#### Set task
Print the listing from its top line through the line containing "y_range = [0, 50]", nothing more, and leave out the pictures.
>>>>
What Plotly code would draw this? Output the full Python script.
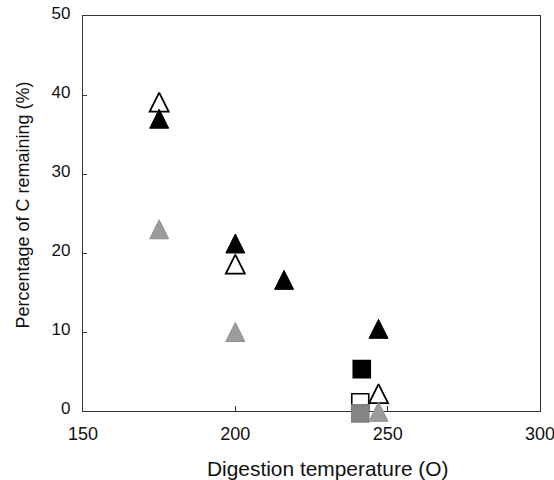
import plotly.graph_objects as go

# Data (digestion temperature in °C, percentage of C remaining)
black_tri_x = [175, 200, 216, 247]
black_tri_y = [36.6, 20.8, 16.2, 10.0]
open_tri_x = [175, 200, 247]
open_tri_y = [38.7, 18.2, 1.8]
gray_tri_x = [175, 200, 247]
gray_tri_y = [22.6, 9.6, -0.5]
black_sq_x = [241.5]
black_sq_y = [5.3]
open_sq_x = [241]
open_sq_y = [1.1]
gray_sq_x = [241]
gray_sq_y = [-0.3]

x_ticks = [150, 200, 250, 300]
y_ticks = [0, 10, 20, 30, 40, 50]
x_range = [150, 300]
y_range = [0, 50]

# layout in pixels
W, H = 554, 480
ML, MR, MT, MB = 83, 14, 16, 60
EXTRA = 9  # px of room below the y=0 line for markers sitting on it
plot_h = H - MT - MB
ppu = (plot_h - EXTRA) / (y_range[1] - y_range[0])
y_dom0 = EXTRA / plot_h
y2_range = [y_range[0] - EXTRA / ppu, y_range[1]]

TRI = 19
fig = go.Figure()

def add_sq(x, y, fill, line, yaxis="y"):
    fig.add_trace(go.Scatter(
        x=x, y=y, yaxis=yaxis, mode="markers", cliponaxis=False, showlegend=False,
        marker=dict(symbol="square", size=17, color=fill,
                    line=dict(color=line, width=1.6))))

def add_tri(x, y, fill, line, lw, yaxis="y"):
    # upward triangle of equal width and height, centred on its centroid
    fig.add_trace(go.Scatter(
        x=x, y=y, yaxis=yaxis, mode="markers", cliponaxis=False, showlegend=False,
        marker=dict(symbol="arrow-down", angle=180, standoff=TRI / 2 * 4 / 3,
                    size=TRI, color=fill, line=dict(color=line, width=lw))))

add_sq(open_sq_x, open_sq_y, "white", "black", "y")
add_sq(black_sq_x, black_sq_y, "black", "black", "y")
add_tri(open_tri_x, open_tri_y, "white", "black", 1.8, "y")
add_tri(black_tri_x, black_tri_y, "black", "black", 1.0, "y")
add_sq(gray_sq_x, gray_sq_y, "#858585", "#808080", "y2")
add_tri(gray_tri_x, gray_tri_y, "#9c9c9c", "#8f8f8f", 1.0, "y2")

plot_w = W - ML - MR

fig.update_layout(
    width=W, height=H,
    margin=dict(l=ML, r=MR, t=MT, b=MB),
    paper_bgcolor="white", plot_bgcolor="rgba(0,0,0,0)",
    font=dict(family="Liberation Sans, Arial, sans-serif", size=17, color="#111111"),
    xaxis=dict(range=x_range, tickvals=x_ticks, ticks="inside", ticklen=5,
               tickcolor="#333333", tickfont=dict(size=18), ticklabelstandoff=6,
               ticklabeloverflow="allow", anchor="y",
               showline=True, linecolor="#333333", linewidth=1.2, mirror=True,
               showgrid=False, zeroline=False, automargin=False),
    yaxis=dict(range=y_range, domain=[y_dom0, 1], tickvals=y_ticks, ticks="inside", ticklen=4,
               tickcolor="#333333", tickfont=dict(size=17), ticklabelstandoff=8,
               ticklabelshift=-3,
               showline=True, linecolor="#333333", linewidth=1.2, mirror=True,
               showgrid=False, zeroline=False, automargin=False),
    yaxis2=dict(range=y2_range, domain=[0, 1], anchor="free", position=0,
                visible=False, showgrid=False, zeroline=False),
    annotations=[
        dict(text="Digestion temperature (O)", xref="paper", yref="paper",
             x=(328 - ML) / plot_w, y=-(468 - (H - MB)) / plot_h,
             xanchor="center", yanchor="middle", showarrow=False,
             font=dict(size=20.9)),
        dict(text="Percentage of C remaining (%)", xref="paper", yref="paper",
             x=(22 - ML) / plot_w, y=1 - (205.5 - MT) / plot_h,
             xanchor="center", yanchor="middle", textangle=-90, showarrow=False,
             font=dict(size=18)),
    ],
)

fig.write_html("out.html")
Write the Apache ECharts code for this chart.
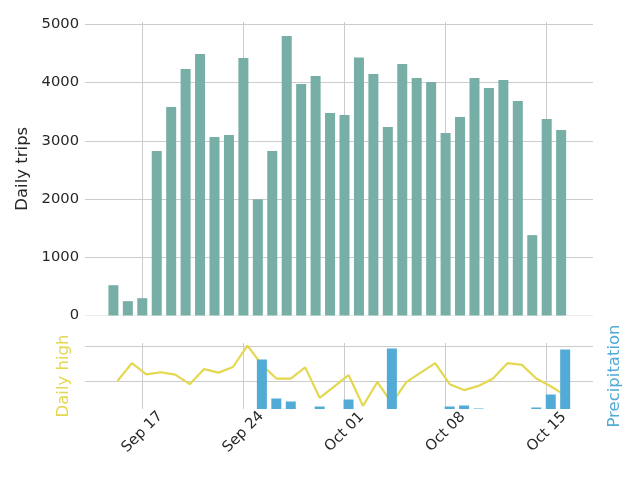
<<<<
#### Answer to this problem
What Plotly code would draw this? Output the full Python script.
import plotly.graph_objects as go

# Data (digestion temperature in °C, percentage of C remaining)
black_tri_x = [175, 200, 216, 247]
black_tri_y = [36.6, 20.8, 16.2, 10.0]
open_tri_x = [175, 200, 247]
open_tri_y = [38.7, 18.2, 1.8]
gray_tri_x = [175, 200, 247]
gray_tri_y = [22.6, 9.6, -0.5]
black_sq_x = [241.5]
black_sq_y = [5.3]
open_sq_x = [241]
open_sq_y = [1.1]
gray_sq_x = [241]
gray_sq_y = [-0.3]

x_ticks = [150, 200, 250, 300]
y_ticks = [0, 10, 20, 30, 40, 50]
x_range = [150, 300]
y_range = [0, 50]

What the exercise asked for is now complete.